The afternoon closed with a panel: "Innovation at Risk: Intellectual Property, Insurance, and R&D Tax Credits in Today's A|E Firms" featuring Kristen Walker, Lisa Thompson, Meredith Kowal, and Suzannah Gill. The afternoon panel on intellectual property, insurance, and R&D tax credits was a reminder that some of the most valuable learning happens in the sessions you didn't know you needed. Lisa Thompson's breakdown of copyrights, trademarks, and patents in the A|E context gave me a much clearer picture of what our firm actually owns and how long those protections last. Meredith Kowal's overview of R&D tax credits opened my eyes to the value we may be leaving on the table. And Kristen Walker's breakdown of IP insurance: defense coverage, pursuit coverage, and business interruption sent me home with a list of questions for our principals and our broker.
The Bigger Picture
What I keep returning to, now that I'm back at my desk, is how much the conference's theme Further Together was lived out rather than just stated. From Skot Waldron's pre-conference challenge to lead through influence rather than authority, to Simon Goodhead's call to rebuild the leadership pipeline deliberately, to the practical tools every session sent me home with, EDS26 reminded me that none of us are doing this work alone, and that we don't have to.

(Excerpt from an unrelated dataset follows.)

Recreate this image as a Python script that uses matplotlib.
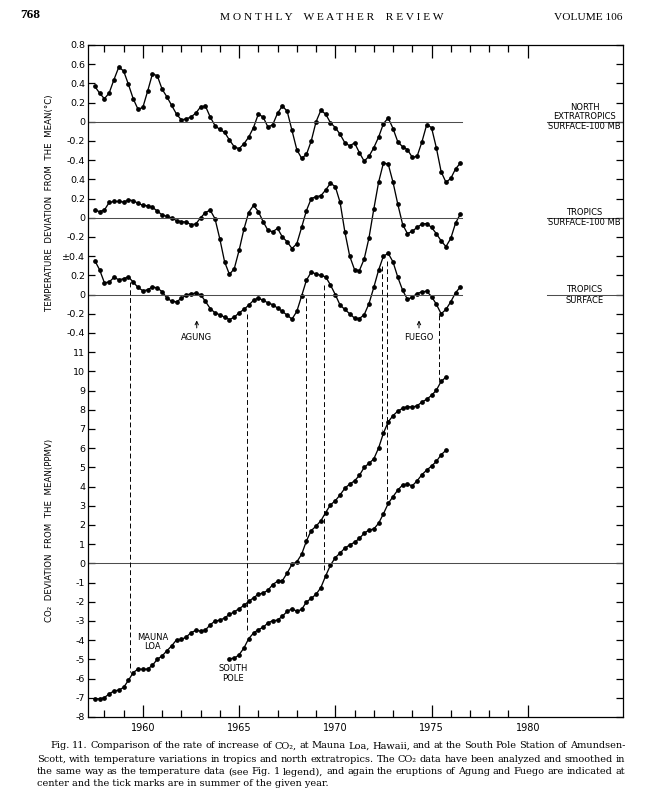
import numpy as np
import matplotlib
matplotlib.use("Agg")
import matplotlib.pyplot as plt

# seasonal (quarterly) values, first point in mid 1957
start_year = 1957.5
north_extra = [0.37, 0.30, 0.24, 0.30, 0.44, 0.57, 0.53, 0.39, 0.24, 0.13,
               0.15, 0.32, 0.50, 0.48, 0.34, 0.26, 0.17, 0.08, 0.02, 0.03,
               0.05, 0.09, 0.155, 0.165, 0.05, -0.04, -0.08, -0.11, -0.19, -0.26,
               -0.28, -0.23, -0.16, -0.06, 0.08, 0.05, -0.055, -0.03, 0.09, 0.165,
               0.11, -0.09, -0.29, -0.38, -0.34, -0.20, 0.0, 0.12, 0.08, -0.01,
               -0.06, -0.13, -0.22, -0.25, -0.22, -0.32, -0.41, -0.36, -0.27, -0.16,
               -0.02, 0.04, -0.07, -0.21, -0.26, -0.29, -0.37, -0.36, -0.21, -0.03,
               -0.06, -0.27, -0.52, -0.63, -0.59, -0.49, -0.43]
tropics_100mb = [0.08, 0.065, 0.08, 0.16, 0.17, 0.17, 0.165, 0.185, 0.18, 0.15,
                 0.13, 0.125, 0.11, 0.07, 0.03, 0.015, 0.0, -0.03, -0.04, -0.045,
                 -0.07, -0.065, 0.0, 0.055, 0.08, -0.01, -0.22, -0.46, -0.59, -0.53,
                 -0.34, -0.12, 0.055, 0.13, 0.065, -0.04, -0.13, -0.145, -0.11, -0.2,
                 -0.25, -0.32, -0.27, -0.1, 0.075, 0.2, 0.22, 0.23, 0.29, 0.36,
                 0.325, 0.16, -0.15, -0.40, -0.54, -0.55, -0.43, -0.21, 0.09, 0.37,
                 0.57, 0.56, 0.37, 0.14, -0.07, -0.165, -0.14, -0.10, -0.065, -0.06,
                 -0.10, -0.165, -0.24, -0.30, -0.215, -0.055, 0.04]
tropics_surface = [0.355, 0.26, 0.125, 0.13, 0.18, 0.155, 0.165, 0.185, 0.13, 0.075,
                   0.04, 0.05, 0.08, 0.07, 0.03, -0.035, -0.07, -0.075, -0.04, -0.005,
                   0.01, 0.015, 0.0, -0.07, -0.145, -0.19, -0.21, -0.235, -0.26, -0.235,
                   -0.19, -0.155, -0.11, -0.06, -0.035, -0.06, -0.085, -0.105, -0.14, -0.175,
                   -0.215, -0.255, -0.175, -0.015, 0.15, 0.235, 0.215, 0.2, 0.185, 0.1,
                   0.0, -0.11, -0.155, -0.2, -0.245, -0.25, -0.21, -0.095, 0.075, 0.255,
                   0.40, 0.43, 0.34, 0.18, 0.045, -0.05, -0.025, 0.01, 0.03, 0.035,
                   -0.02, -0.10, -0.2, -0.155, -0.075, 0.02, 0.08]
mauna_loa = [-7.04, -7.06, -6.99, -6.8, -6.64, -6.6, -6.46, -6.09, -5.69, -5.5,
             -5.52, -5.5, -5.31, -4.99, -4.82, -4.55, -4.29, -3.98, -3.96, -3.84,
             -3.61, -3.49, -3.52, -3.47, -3.2, -3.0, -2.96, -2.84, -2.66, -2.52,
             -2.36, -2.19, -1.98, -1.79, -1.61, -1.54, -1.4, -1.1, -0.93, -0.9,
             -0.5, -0.05, 0.08, 0.47, 1.17, 1.71, 1.94, 2.22, 2.65, 3.05,
             3.26, 3.57, 3.92, 4.13, 4.3, 4.58, 5.0, 5.21, 5.44, 6.01,
             6.78, 7.37, 7.7, 7.93, 8.08, 8.17, 8.14, 8.21, 8.4, 8.55,
             8.75, 9.02, 9.48, 9.7]
south_pole_start = 1964.5
south_pole = [-4.96, -4.94, -4.76, -4.41, -3.92, -3.63, -3.45, -3.33, -3.1, -2.98,
              -2.96, -2.75, -2.5, -2.36, -2.49, -2.4, -2.01, -1.82, -1.61, -1.26,
              -0.65, -0.09, 0.3, 0.54, 0.8, 0.96, 1.1, 1.3, 1.57, 1.74,
              1.79, 2.09, 2.58, 3.12, 3.48, 3.82, 4.09, 4.13, 4.04, 4.3,
              4.62, 4.86, 5.07, 5.31, 5.66, 5.89]

# vertical dashed connectors: year, top (panel units), bottom (panel units)
dash_years = [1959.31, 1965.43, 1968.48, 1969.43, 1972.45, 1972.68, 1975.41]
dash_tops = [14.65, 13.0, 13.8, 14.5, 15.5, 15.75, 12.95]
dash_bottoms = [-5.65, -3.65, 0.9, -0.4, 6.95, 3.2, 9.55]

# each temperature curve sits on its own baseline; 0.2 C per tick
north_base, trop100_base, tropsfc_base = 23, 18, 14
temp_scale = 0.2

left_labels = (["0.8", "0.6", "0.4", "0.2", "0", "-0.2", "-0.4",
                "0.4", "0.2", "0", "-0.2", "\u00b10.4", "0.2", "0", "-0.2", "-0.4"]
               + [str(v) for v in range(11, -9, -1)])
left_ticks = list(range(27, -9, -1))

caption = [
    "Fig. 11. Comparison of the rate of increase of CO\u2082, at Mauna Loa, Hawaii, and at the South Pole Station of Amundsen-",
    "Scott, with temperature variations in tropics and north extratropics. The CO\u2082 data have been analyzed and smoothed in",
    "the same way as the temperature data (see Fig. 1 legend), and again the eruptions of Agung and Fuego are indicated at",
    "center and the tick marks are in summer of the given year.",
]

fig = plt.figure(figsize=(6.62, 7.99), dpi=100)
ax = fig.add_axes([88 / 662, 1 - 717 / 799, 535 / 662, 672 / 799])
ax.set_xlim(1957.15, 1984.95)
ax.set_ylim(-8, 27)

t = start_year + 0.25 * np.arange(len(north_extra))
t_ml = start_year + 0.25 * np.arange(len(mauna_loa))
t_sp = south_pole_start + 0.25 * np.arange(len(south_pole))

line_kw = dict(color="black", lw=0.95, marker="o", ms=2.4)
ax.plot(t, north_base + np.array(north_extra) / temp_scale, **line_kw)
ax.plot(t, trop100_base + np.array(tropics_100mb) / temp_scale, **line_kw)
ax.plot(t, tropsfc_base + np.array(tropics_surface) / temp_scale, **line_kw)
ax.plot(t_ml, mauna_loa, **line_kw)
ax.plot(t_sp, south_pole, **line_kw)

# zero lines
for base in (north_base, trop100_base, tropsfc_base):
    ax.plot([1957.15, 1976.6], [base, base], color="0.3", lw=0.75)
    ax.plot([1981.0, 1984.95], [base, base], color="0.3", lw=0.75)
ax.axhline(0, color="0.3", lw=0.75)

for x, y0, y1 in zip(dash_years, dash_tops, dash_bottoms):
    ax.plot([x, x], [y0, y1], color="black", lw=0.7, ls=(0, (5, 3)))

# series labels
lab_kw = dict(fontsize=6.0, ha="center", va="center", family="DejaVu Sans")
lx = 1982.95
ax.text(lx, north_base + 0.72, "NORTH", **lab_kw)
ax.text(lx, north_base + 0.27, "EXTRATROPICS", **lab_kw)
ax.text(lx, north_base - 0.27, "SURFACE-100 MB", **lab_kw)
ax.text(lx, trop100_base + 0.29, "TROPICS", **lab_kw)
ax.text(lx, trop100_base - 0.27, "SURFACE-100 MB", **lab_kw)
ax.text(lx, tropsfc_base + 0.29, "TROPICS", **lab_kw)
ax.text(lx, tropsfc_base - 0.31, "SURFACE", **lab_kw)

# eruptions
arrow = dict(arrowstyle="->", lw=0.7, color="black", mutation_scale=6)
ax.annotate("", xy=(1962.8, 12.8), xytext=(1962.8, 12.12), arrowprops=arrow)
ax.text(1962.8, 11.75, "AGUNG", **lab_kw)
ax.annotate("", xy=(1974.35, 12.8), xytext=(1974.35, 12.12), arrowprops=arrow)
ax.text(1974.35, 11.75, "FUEGO", **lab_kw)

ax.text(1960.5, -4.1, "MAUNA\nLOA", linespacing=1.05, **lab_kw)
ax.text(1964.67, -5.73, "SOUTH\nPOLE", linespacing=1.05, **lab_kw)

# axes and ticks
ax.set_yticks(left_ticks)
ax.set_yticklabels(left_labels, fontsize=6.8)
ax.set_xticks([1960, 1965, 1970, 1975, 1980])
ax.set_xticklabels(["1960", "1965", "1970", "1975", "1980"], fontsize=7)
ax.set_xticks(range(1958, 1981), minor=True)
ax.tick_params(axis="both", which="both", direction="in", top=True, right=True,
               width=0.9)
ax.tick_params(axis="x", which="major", length=9, pad=4)
ax.tick_params(axis="x", which="minor", length=5)
ax.tick_params(axis="y", length=5, pad=2)
for s in ax.spines.values():
    s.set_linewidth(0.9)

fig.text(50 / 662, 1 - 203 / 799, "TEMPERATURE  DEVIATION  FROM  THE  MEAN(\u00b0C)",
         rotation=90, fontsize=6.2, ha="center", va="center")
fig.text(50 / 662, 1 - 530 / 799, "CO\u2082  DEVIATION  FROM  THE  MEAN(PPMV)",
         rotation=90, fontsize=6.2, ha="center", va="center")

# page header
serif = ["Liberation Serif", "DejaVu Serif"]
fig.text(20 / 662, 1 - 15 / 799, "768", family=serif, fontsize=9.5,
         weight="bold", va="center")
fig.text(332 / 662, 1 - 17 / 799, "M O N T H L Y    W E A T H E R    R E V I E W",
         family=serif, fontsize=8.2, ha="center", va="center")
fig.text(622 / 662, 1 - 17 / 799, "VOLUME 106", family=serif, fontsize=8.2,
         ha="right", va="center")

# caption, justified between the margins like the printed page
cap_font = dict(family="DejaVu Serif", fontsize=7.0, va="center")
renderer = fig.canvas.get_renderer()
cap_y = [746, 759, 772, 784]
cap_x = [50, 37, 37, 37]
cap_right = 625
for k, (line, yy, xx) in enumerate(zip(caption, cap_y, cap_x)):
    if k == len(caption) - 1:
        fig.text(xx / 662, 1 - yy / 799, line, **cap_font)
        continue
    words = line.split(" ")
    items = [fig.text(0, 1 - yy / 799, w, **cap_font) for w in words]
    widths = [it.get_window_extent(renderer).width for it in items]
    gap = (cap_right - xx - sum(widths)) / (len(words) - 1)
    pos = xx
    for it, w in zip(items, widths):
        it.set_x(pos / 662)
        pos += w + gap

fig.savefig("out.png", dpi=100)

As an office administrator, it can be easy to feel like a supporting role in someone else's story. This conference helped me see that differently. Influence doesn't require a different job title. Credibility isn't assigned; it's built. And the work we do in operations, administration, and firm management is directly connected to whether the people around us can follow, grow, and lead.
I am deeply grateful to the PPC Foundation and the Grant Committee for making this experience possible. To anyone considering applying for next year: do it. Arrive a day early. Stay for all of it. The investment will come back to your firm many times over, and to you in ways you won't fully see until you're back home, putting it all into practice.
Patrick Hogan is the Office Manager at Runberg Architecture Group and a member of the Pacific Northwest SDA Chapter. He attended EDSymposium26 in Atlanta, Georgia in May 2026 as a recipient of the PPC Foundation Professional Development Grant.